Mengenai legalitas surat izin HTI, Menteri Dalam Negeri Tjahjo Kumolo memaparkan bahwa HTI tidak terdaftar di Kemendagri. Tapi di Kemenkumham ada, karena di sana sudah berbasis online (Koran Jakarta, 4/5/17). Keterangan ini menjadi salah satu langkah bagi pemerintah untuk menelisik informasi lebih mudah. Sehingga dapat menguatkan dalam mengambil putusan tegas terhadap wacana pembubaran HTI yang berkembang sejak lama, ditambah dengan beredarnya visi-misi ormas tersebut yang bertujuan untuk mendirikan negara khilafah di Indonesia.

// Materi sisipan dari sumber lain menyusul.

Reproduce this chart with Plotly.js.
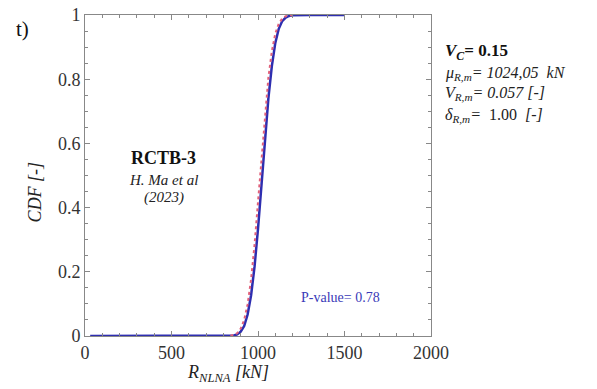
<!DOCTYPE html>
<html>
<head>
<meta charset="utf-8">
<script src="https://cdn.plot.ly/plotly-3.0.1.min.js"></script>
<style>html,body{margin:0;padding:0;background:#fff;}#chart{width:597px;height:389px;}</style>
</head>
<body>
<div id="chart"></div>
<script>
// Empirical / simulated CDF (blue solid)
const blueX = [30, 200, 400, 600, 800, 860, 880, 900, 920, 940, 960, 980, 1000, 1020, 1040, 1060, 1080, 1100, 1120, 1140, 1160, 1180, 1200, 1250, 1300, 1400, 1500];
const blueY = [0, 0, 0, 0, 0, 0.0017, 0.005, 0.0135, 0.031, 0.067, 0.127, 0.216, 0.334, 0.472, 0.613, 0.740, 0.841, 0.913, 0.957, 0.981, 0.992, 0.997, 0.999, 1, 1, 1, 1];
// Fitted distribution CDF (red dashed)
const redX = [840, 860, 880, 900, 920, 940, 960, 980, 1000, 1020, 1040, 1060, 1080, 1100, 1120, 1140, 1160, 1180, 1200];
const redY = [0.001, 0.0034, 0.009, 0.023, 0.050, 0.099, 0.176, 0.284, 0.417, 0.556, 0.691, 0.805, 0.887, 0.942, 0.973, 0.989, 0.996, 0.9987, 1];
const xTicks = [0, 500, 1000, 1500, 2000];
const yTicks = [0, 0.2, 0.4, 0.6, 0.8, 1];
const yTickText = ['0', '0.2', '0.4', '0.6', '0.8', '1'];

const serif = "'Liberation Serif', Tinos, 'Times New Roman', 'DejaVu Serif', serif";
const axisCommon = {
  showgrid: false, zeroline: false, showline: true, linecolor: '#888', linewidth: 1,
  mirror: 'ticks', ticks: 'inside', ticklen: 5, tickcolor: '#888', tickwidth: 1,
  tickfont: {family: serif, size: 18, color: '#333'}
};

const data = [
  {x: blueX, y: blueY, type: 'scatter', mode: 'lines', line: {color: '#2e2eb0', width: 2.5}, hoverinfo: 'skip'},
  {x: redX, y: redY, type: 'scatter', mode: 'lines', line: {color: '#e0607a', width: 2, dash: 'dot'}, hoverinfo: 'skip'}
];

const ann = (text, x, y, size, extra) => Object.assign({
  text: text, xref: 'paper', yref: 'paper', x: x, y: y, xanchor: 'center', yanchor: 'middle',
  showarrow: false, font: {family: serif, size: size, color: '#222'}
}, extra || {});

const layout = {
  width: 597, height: 389,
  margin: {l: 85, r: 166, t: 15, b: 53},
  paper_bgcolor: '#fff', plot_bgcolor: '#fff',
  showlegend: false,
  font: {family: serif},
  xaxis: Object.assign({}, axisCommon, {
    range: [0, 2000], tickvals: xTicks, ticktext: xTicks.map(String),
    minor: {dtick: 100, ticks: 'inside', ticklen: 3, tickcolor: '#888'}
  }),
  yaxis: Object.assign({}, axisCommon, {
    range: [0, 1], tickvals: yTicks, ticktext: yTickText,
    minor: {dtick: 0.05, ticks: 'inside', ticklen: 3, tickcolor: '#888'}
  }),
  annotations: [
    ann('<i>R<sub>NLNA</sub> [kN]</i>', 0.413, -0.118, 18),
    ann('<i>CDF [-]</i>', -0.145, 0.45, 18, {textangle: -90}),
    ann('t)', -0.205, 0.957, 21, {xanchor: 'left', font: {family: serif, size: 21, color: '#111'}}),
    ann('<b>RCTB-3</b>', 0.228, 0.555, 18, {font: {family: serif, size: 18, color: '#111'}}),
    ann('<i>H. Ma et al</i>', 0.228, 0.486, 15),
    ann('<i>(2023)</i>', 0.228, 0.43, 15),
    ann('<b><i>V<sub>C</sub></i>= 0.15</b>', 1.035, 0.885, 17, {xanchor: 'left', font: {family: serif, size: 17, color: '#111'}}),
    ann('<i>μ<sub>R,m</sub>= 1024,05  kN</i>', 1.035, 0.819, 16, {xanchor: 'left'}),
    ann('<i>V<sub>R,m</sub>= 0.057 [-]</i>', 1.035, 0.757, 16, {xanchor: 'left'}),
    ann('<i>δ<sub>R,m</sub>=</i>  1.00  <i>[-]</i>', 1.035, 0.688, 16, {xanchor: 'left'}),
    ann('P-value= 0.78', 0.858, 0.121, 14, {xanchor: 'right', font: {family: serif, size: 14, color: '#3a3ab8'}})
  ]
};

Plotly.newPlot('chart', data, layout, {staticPlot: true, displayModeBar: false});
</script>
</body>
</html>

 Namun demikian, wacana yang dicanangkan pemerintah seakan-akan hanya muncul ketika ada isu-isu penolakan masyarakat terhadap kegiatan ormas tersebut yang dianggap mengganggu ideologi Negara Indonesia. Termasuk insiden baru-baru ini yang terjadi penolakan kegiatan “Training IPK 4” yang akan diselnggarakan HTI pada Sabtu 6/5/17 di Masjid Ulul Albab Kampus Universitas Negeri Semarang, Gunungpati. Selepas isu itu, barangkali rencana pembubaran tersebut akan mati suri dan membiarkan ormas tersebut semakin tumbuh subur dan berkembang menguatkan akar-akarnya agar semakin tegak berdiri.

Bila wacana pembubaran ormas yang menolak Pancasila hanya muncul ketika ada isu-isu terkait, kemudian wacana itu mati kala teredam isu lain, maka tidak menutup kemungkinan bom waktu akan segera diledakkan oleh kalangan ormas tersebut untuk menumbangkan prinsip dan ideologi NKRI. Karena itu jangan biarkan kemerdekaan Indonesia tercerabut oleh antek-antek pendukung khilafah.*

Sumber: Koran Duta Masyrakat, Surabaya 10 Mei 2017.